Count every line in the following entries where the word "React" appears. Give the count alone.

>> start DATA ROWS

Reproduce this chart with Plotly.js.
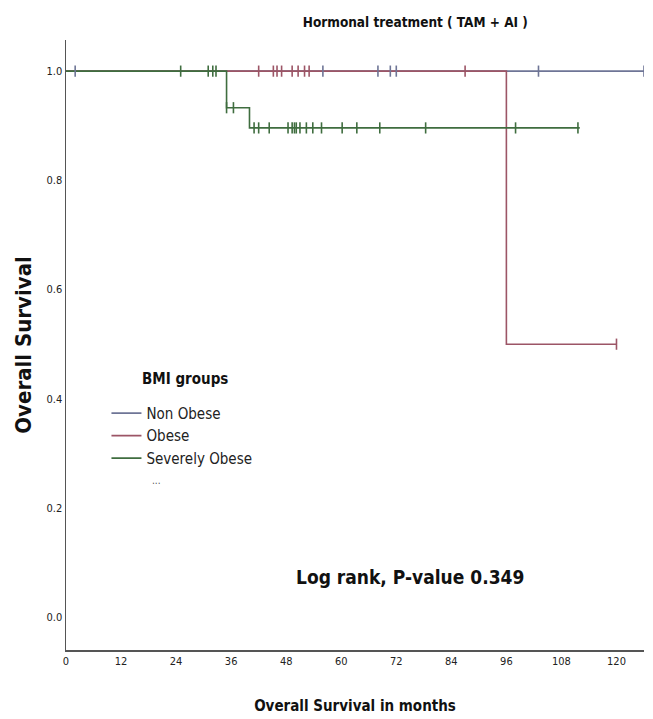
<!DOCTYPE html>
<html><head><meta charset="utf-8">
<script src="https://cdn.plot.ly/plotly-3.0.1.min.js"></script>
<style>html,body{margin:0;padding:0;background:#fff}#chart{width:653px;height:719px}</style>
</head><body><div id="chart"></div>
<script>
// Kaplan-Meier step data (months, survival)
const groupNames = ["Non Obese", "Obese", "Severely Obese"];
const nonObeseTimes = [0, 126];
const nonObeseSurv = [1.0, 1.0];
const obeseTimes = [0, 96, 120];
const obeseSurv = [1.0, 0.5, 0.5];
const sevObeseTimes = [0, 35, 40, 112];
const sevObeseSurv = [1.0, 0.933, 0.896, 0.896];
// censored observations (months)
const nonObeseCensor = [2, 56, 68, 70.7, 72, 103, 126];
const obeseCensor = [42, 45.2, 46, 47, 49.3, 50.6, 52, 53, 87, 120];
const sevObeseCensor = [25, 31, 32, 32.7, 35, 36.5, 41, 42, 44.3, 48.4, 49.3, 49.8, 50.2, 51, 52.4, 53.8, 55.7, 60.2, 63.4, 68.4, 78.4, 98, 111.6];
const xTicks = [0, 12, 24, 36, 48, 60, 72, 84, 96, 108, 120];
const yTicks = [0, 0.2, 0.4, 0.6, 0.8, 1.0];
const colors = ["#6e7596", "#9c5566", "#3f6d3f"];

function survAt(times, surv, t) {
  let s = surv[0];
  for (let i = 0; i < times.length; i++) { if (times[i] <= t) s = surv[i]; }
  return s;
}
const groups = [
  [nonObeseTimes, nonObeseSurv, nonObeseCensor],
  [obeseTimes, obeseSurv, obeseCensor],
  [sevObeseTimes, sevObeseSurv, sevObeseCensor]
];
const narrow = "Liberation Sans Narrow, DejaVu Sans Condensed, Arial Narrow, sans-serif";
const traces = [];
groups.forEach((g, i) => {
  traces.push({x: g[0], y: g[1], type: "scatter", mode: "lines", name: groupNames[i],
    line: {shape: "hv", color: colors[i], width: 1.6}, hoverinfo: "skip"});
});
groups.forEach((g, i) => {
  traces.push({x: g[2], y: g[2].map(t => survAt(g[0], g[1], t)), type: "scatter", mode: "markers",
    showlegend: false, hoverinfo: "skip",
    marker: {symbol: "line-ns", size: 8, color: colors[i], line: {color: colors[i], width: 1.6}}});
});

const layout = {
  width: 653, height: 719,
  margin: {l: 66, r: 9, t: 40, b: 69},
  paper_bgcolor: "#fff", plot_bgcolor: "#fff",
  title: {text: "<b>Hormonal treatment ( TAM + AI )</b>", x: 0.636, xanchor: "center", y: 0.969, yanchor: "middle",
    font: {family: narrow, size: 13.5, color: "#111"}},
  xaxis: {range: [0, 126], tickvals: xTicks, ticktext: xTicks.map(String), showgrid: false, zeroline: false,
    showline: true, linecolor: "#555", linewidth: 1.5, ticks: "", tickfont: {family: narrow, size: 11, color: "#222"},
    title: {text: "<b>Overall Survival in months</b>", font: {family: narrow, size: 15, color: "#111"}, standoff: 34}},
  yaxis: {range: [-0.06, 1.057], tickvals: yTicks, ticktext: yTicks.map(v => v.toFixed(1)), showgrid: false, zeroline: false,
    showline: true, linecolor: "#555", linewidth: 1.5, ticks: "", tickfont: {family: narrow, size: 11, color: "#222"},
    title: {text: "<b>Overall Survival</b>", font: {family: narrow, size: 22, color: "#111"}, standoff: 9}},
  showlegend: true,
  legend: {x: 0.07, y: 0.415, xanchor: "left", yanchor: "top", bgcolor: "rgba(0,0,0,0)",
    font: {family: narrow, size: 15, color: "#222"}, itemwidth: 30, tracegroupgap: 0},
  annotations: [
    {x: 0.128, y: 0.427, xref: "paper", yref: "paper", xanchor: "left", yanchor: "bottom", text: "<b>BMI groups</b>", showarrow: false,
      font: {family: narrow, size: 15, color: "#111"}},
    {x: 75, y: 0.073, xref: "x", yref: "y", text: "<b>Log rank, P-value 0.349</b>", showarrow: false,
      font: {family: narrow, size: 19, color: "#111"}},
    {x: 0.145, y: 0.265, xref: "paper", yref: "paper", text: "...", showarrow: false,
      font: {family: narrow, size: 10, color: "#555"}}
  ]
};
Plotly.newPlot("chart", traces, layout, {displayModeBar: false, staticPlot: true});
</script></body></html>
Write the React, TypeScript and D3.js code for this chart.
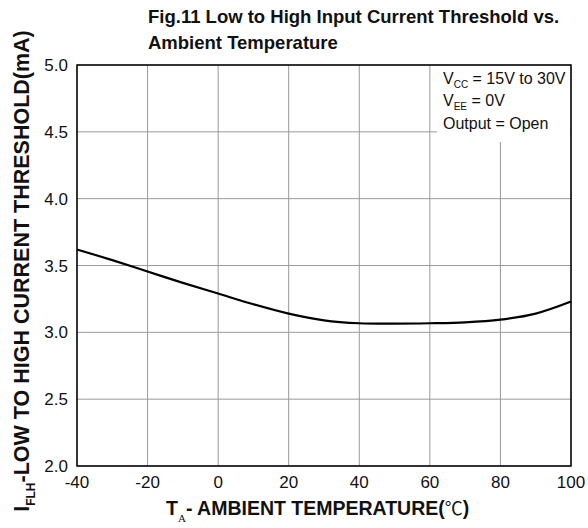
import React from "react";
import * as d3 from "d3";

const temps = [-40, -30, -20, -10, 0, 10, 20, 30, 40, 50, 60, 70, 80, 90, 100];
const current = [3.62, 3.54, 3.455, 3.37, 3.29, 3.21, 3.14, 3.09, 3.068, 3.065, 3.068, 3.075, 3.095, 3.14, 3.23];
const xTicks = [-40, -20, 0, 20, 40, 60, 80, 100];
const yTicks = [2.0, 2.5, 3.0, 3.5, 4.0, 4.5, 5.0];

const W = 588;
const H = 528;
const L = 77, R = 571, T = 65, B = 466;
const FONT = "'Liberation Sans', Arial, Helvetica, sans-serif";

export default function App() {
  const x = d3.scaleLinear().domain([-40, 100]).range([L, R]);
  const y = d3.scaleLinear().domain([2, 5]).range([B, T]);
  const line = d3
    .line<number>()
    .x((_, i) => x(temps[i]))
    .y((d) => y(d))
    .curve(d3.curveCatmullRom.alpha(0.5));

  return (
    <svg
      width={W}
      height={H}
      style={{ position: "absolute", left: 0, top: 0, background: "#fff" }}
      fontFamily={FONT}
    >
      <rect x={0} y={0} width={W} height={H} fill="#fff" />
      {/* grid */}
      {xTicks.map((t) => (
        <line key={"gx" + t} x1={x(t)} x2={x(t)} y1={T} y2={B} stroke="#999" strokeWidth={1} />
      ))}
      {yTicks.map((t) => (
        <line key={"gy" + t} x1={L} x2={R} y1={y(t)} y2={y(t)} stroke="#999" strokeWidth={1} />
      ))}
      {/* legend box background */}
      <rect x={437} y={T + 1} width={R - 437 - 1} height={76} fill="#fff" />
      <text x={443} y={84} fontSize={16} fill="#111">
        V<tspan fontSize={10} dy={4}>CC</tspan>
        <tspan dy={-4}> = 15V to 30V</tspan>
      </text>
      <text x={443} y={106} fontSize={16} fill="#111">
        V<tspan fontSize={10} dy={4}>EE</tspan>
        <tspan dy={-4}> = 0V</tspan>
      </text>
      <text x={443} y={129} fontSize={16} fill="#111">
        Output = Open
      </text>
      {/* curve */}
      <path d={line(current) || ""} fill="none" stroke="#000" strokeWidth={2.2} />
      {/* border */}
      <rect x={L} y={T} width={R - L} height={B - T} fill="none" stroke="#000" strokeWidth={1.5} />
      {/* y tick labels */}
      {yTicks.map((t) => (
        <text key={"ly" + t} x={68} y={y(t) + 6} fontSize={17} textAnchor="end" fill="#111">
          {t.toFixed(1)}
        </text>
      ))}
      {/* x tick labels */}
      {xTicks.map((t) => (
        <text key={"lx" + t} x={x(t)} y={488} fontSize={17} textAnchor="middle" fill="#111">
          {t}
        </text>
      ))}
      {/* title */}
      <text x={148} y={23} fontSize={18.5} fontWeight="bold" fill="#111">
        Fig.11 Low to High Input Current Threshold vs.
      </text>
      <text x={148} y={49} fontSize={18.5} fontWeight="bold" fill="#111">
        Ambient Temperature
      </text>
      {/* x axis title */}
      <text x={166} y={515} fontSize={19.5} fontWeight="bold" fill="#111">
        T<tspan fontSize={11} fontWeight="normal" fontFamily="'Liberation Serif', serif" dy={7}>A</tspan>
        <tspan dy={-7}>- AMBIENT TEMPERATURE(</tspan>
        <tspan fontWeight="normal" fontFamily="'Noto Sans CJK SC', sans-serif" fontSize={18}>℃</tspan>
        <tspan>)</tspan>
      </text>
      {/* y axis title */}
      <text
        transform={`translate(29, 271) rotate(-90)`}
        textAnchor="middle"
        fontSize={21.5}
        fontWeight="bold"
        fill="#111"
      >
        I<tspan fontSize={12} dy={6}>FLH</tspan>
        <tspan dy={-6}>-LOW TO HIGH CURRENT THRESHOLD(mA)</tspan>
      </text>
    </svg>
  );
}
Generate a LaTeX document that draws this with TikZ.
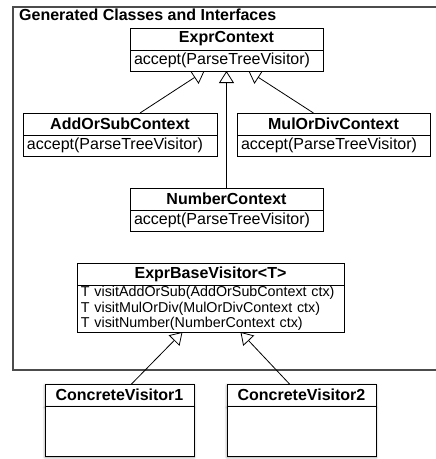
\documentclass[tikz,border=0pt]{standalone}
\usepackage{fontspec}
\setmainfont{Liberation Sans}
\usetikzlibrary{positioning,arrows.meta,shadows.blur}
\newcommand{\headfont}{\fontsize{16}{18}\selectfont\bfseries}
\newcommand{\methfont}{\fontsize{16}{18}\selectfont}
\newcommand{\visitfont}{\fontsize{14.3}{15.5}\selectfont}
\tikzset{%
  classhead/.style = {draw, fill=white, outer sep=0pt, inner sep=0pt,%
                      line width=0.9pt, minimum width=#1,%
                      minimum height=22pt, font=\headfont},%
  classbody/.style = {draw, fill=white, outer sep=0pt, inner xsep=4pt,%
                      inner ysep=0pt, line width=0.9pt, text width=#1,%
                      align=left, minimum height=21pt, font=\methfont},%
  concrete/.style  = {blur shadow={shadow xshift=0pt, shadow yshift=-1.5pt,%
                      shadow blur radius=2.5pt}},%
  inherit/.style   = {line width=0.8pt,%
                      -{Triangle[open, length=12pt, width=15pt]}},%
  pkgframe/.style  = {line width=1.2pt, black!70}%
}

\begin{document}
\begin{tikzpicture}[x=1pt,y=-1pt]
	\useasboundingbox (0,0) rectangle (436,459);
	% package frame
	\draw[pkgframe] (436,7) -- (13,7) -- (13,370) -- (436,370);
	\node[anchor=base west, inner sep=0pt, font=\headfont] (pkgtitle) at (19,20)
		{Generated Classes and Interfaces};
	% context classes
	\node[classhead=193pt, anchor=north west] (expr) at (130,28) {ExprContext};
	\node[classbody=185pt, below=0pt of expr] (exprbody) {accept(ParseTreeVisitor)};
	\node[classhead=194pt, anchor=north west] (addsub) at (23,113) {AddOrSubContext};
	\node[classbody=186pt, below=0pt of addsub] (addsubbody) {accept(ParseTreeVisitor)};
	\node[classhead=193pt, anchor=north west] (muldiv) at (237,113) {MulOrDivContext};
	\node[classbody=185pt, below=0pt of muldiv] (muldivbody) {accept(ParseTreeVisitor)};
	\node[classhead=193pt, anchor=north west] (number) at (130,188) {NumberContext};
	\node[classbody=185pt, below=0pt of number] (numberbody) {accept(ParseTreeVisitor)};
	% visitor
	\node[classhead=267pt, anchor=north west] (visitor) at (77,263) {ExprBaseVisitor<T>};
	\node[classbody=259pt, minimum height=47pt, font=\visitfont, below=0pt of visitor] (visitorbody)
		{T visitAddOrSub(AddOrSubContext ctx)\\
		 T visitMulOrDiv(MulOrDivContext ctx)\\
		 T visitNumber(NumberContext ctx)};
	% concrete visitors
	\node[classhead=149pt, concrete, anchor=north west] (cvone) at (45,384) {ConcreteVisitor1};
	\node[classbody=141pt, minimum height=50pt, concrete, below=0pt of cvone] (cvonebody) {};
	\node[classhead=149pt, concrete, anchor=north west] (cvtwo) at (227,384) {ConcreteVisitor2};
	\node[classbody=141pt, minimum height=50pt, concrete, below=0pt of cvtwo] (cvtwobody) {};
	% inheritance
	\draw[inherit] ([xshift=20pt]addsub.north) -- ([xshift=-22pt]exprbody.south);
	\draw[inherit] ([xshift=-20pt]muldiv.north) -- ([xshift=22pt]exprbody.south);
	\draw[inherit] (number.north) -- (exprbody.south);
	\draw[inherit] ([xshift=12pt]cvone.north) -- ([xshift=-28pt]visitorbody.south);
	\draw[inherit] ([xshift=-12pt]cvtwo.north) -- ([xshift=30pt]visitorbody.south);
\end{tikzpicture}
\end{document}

>> end DATA ROWS

ANSWER FOR THIS EXERCISE:
2